De todo modo, os resultados confirmam não apenas a adaptação do discurso negacionista, mas também sua efetividade e lucratividade. Segundo a pesquisa, o Youtube continua lucrando com anúncios exibidos em vídeos negacionistas: a cifra chega a US$ 13,4 milhões por ano em anúncios nos canais analisados. O estudo demonstrou que a publicidade é veiculada tanto em conteúdos negacionistas tradicionais – o que contraria a política de monetização da plataforma – como nos de “novo” tipo, esses sequer previstos pelas regras do Youtube. 

As consequências do negacionismo na opinião pública são perceptíveis. Uma pesquisa adicional encomendada pelo CCDH neste mês de janeiro, antes do lançamento do estudo, apontou que 31% dos adolescentes entre 13 e 17 anos nos Estados Unidos concordaram com a afirmação negacionista de que “os impactos do aquecimento global são benéficos ou inofensivos”; um terço (33%) disse que “as políticas climáticas causam mais danos do que benefícios” à sociedade e  30% concordaram que que a ciência climática e o movimento pelo clima “não merecem confiança”. 

Ainda mais alarmantes são os percentuais dos meninos adolescentes que concordam com a afirmação “políticos exageram quanto à urgência de políticas climáticas” (45%) e “cientistas climáticos estão manipulando dados” (44%). 

“Jovens passam uma imensa quantidade de tempo em plataformas de compartilhamento de vídeos como o Youtube.
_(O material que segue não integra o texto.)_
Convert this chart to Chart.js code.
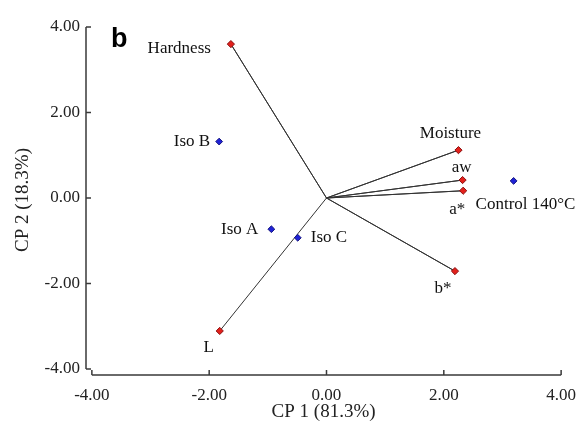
<!DOCTYPE html>
<html>
<head>
<meta charset="utf-8">
<script src="https://cdn.jsdelivr.net/npm/chart.js@4.4.0/dist/chart.umd.min.js"></script>
<style>
  html, body { margin: 0; padding: 0; background: #fff; }
  #wrap { width: 586px; height: 428px; }
</style>
</head>
<body>
<div id="wrap"><canvas id="pca"></canvas></div>
<script>
// loadings (variables)
const varNames = ['Hardness', 'Moisture', 'aw', 'a*', 'b*', 'L'];
const varX = [-1.63, 2.25, 2.32, 2.33, 2.19, -1.82];
const varY = [3.60, 1.12, 0.42, 0.17, -1.71, -3.11];

// scores (samples)
const sampleNames = ['Iso B', 'Iso A', 'Iso C', 'Control 140°C'];
const sampleX = [-1.83, -0.94, -0.49, 3.19];
const sampleY = [1.32, -0.73, -0.93, 0.40];

const tickValues = [-4, -2, 0, 2, 4];

// label placement relative to the marker (px), kept apart from the data
const varLabelPos = [
  { dx: -20, dy: 4, align: 'right' },
  { dx: -8, dy: -17, align: 'center' },
  { dx: -1, dy: -13, align: 'center' },
  { dx: -6, dy: 19, align: 'center' },
  { dx: -12, dy: 17, align: 'center' },
  { dx: -11, dy: 17, align: 'center' },
];
const sampleLabelPos = [
  { dx: -9, dy: 0, align: 'right' },
  { dx: -13, dy: 0, align: 'right' },
  { dx: 13, dy: 0, align: 'left' },
  { dx: -38, dy: 24, align: 'left' },
];

const serif = '"Liberation Serif", "Times New Roman", serif';
const axisColor = '#3a3a3a';

function toPoints(xs, ys) {
  return xs.map((x, i) => ({ x: x, y: ys[i] }));
}

let vectorPath = [];
varX.forEach((x, i) => {
  vectorPath.push({ x: 0, y: 0 });
  vectorPath.push({ x: x, y: varY[i] });
});

const biplotDecor = {
  id: 'biplotDecor',
  afterDraw(chart) {
    const ctx = chart.ctx;
    const xs = chart.scales.x;
    const ys = chart.scales.y;
    const left = chart.chartArea.left;
    const bottom = chart.chartArea.bottom;

    ctx.save();
    // axes with inward ticks, not joined at the corner
    ctx.strokeStyle = axisColor;
    ctx.lineWidth = 1.5;
    ctx.beginPath();
    ctx.moveTo(left, ys.getPixelForValue(4));
    ctx.lineTo(left, ys.getPixelForValue(-4));
    ctx.moveTo(xs.getPixelForValue(-4), bottom);
    ctx.lineTo(xs.getPixelForValue(4), bottom);
    tickValues.forEach(v => {
      const py = ys.getPixelForValue(v);
      ctx.moveTo(left, py);
      ctx.lineTo(left + 5, py);
      const px = xs.getPixelForValue(v);
      ctx.moveTo(px, bottom);
      ctx.lineTo(px, bottom - 5);
    });
    ctx.stroke();

    // point labels
    ctx.fillStyle = '#111';
    ctx.font = '17px ' + serif;
    ctx.textBaseline = 'middle';
    varNames.forEach((name, i) => {
      const p = varLabelPos[i];
      ctx.textAlign = p.align;
      ctx.fillText(name, xs.getPixelForValue(varX[i]) + p.dx, ys.getPixelForValue(varY[i]) + p.dy);
    });
    sampleNames.forEach((name, i) => {
      const p = sampleLabelPos[i];
      ctx.textAlign = p.align;
      ctx.fillText(name, xs.getPixelForValue(sampleX[i]) + p.dx, ys.getPixelForValue(sampleY[i]) + p.dy);
    });

    // panel letter
    ctx.fillStyle = '#000';
    ctx.font = 'bold 27px "Liberation Sans", Arial, sans-serif';
    ctx.textAlign = 'left';
    ctx.textBaseline = 'alphabetic';
    ctx.fillText('b', 111, 47);

    // y axis title
    ctx.fillStyle = '#222';
    ctx.font = '19px ' + serif;
    ctx.textAlign = 'center';
    ctx.textBaseline = 'middle';
    ctx.translate(23, 200);
    ctx.rotate(-Math.PI / 2);
    ctx.fillText('CP 2 (18.3%)', 0, 0);
    ctx.restore();
  },
};

new Chart(document.getElementById('pca'), {
  type: 'scatter',
  data: {
    datasets: [
      {
        label: 'Variables',
        data: toPoints(varX, varY),
        pointStyle: 'rectRot',
        pointRadius: 3.6,
        backgroundColor: '#e3201b',
        borderColor: '#8a1010',
        borderWidth: 1,
      },
      {
        label: 'Samples',
        data: toPoints(sampleX, sampleY),
        pointStyle: 'rectRot',
        pointRadius: 3.4,
        backgroundColor: '#1f22d6',
        borderColor: '#141480',
        borderWidth: 1,
      },
      {
        label: 'Vectors',
        data: vectorPath,
        showLine: true,
        pointRadius: 0,
        borderColor: '#333',
        borderWidth: 1,
      },
    ],
  },
  options: {
    responsive: true,
    maintainAspectRatio: false,
    animation: false,
    layout: {
      padding: { top: 27, right: 22, left: 0, bottom: 0 },
    },
    scales: {
      x: {
        type: 'linear',
        min: -4.1,
        max: 4,
        grid: { display: false, drawTicks: false },
        border: { display: false },
        afterBuildTicks: (scale) => {
          scale.ticks = tickValues.map(v => ({ value: v }));
        },
        afterFit: (scale) => {
          scale.height = 53;
        },
        ticks: {
          padding: 10,
          color: '#222',
          font: { family: serif, size: 17 },
          callback: (v) => v.toFixed(2),
        },
        title: {
          display: true,
          text: 'CP 1 (81.3%)',
          color: '#222',
          font: { family: serif, size: 19 },
          padding: { top: 0, bottom: 5 },
        },
      },
      y: {
        type: 'linear',
        min: -4.14,
        max: 4,
        grid: { display: false, drawTicks: false },
        border: { display: false },
        afterBuildTicks: (scale) => {
          scale.ticks = tickValues.map(v => ({ value: v }));
        },
        afterFit: (scale) => {
          scale.width = 86;
        },
        ticks: {
          padding: 6,
          color: '#222',
          font: { family: serif, size: 17 },
          callback: (v) => v.toFixed(2),
        },
      },
    },
    plugins: {
      legend: { display: false },
      tooltip: { enabled: false },
    },
  },
  plugins: [biplotDecor],
});
</script>
</body>
</html>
Essas novas formas de negacionismo climático que se proliferaram rapidamente nos últimos seis anos foram elaboradas para fragilizar o apoio público à ação climática nas próximas décadas”, afirmou Imran Ahmed, fundador e CEO do CCDH, que completou “É hipócrita a postura das plataformas de mídias sociais, que reivindicam serem ‘verdes’ e, ao mesmo tempo, monetizam e amplificam mentiras sobre o clima”.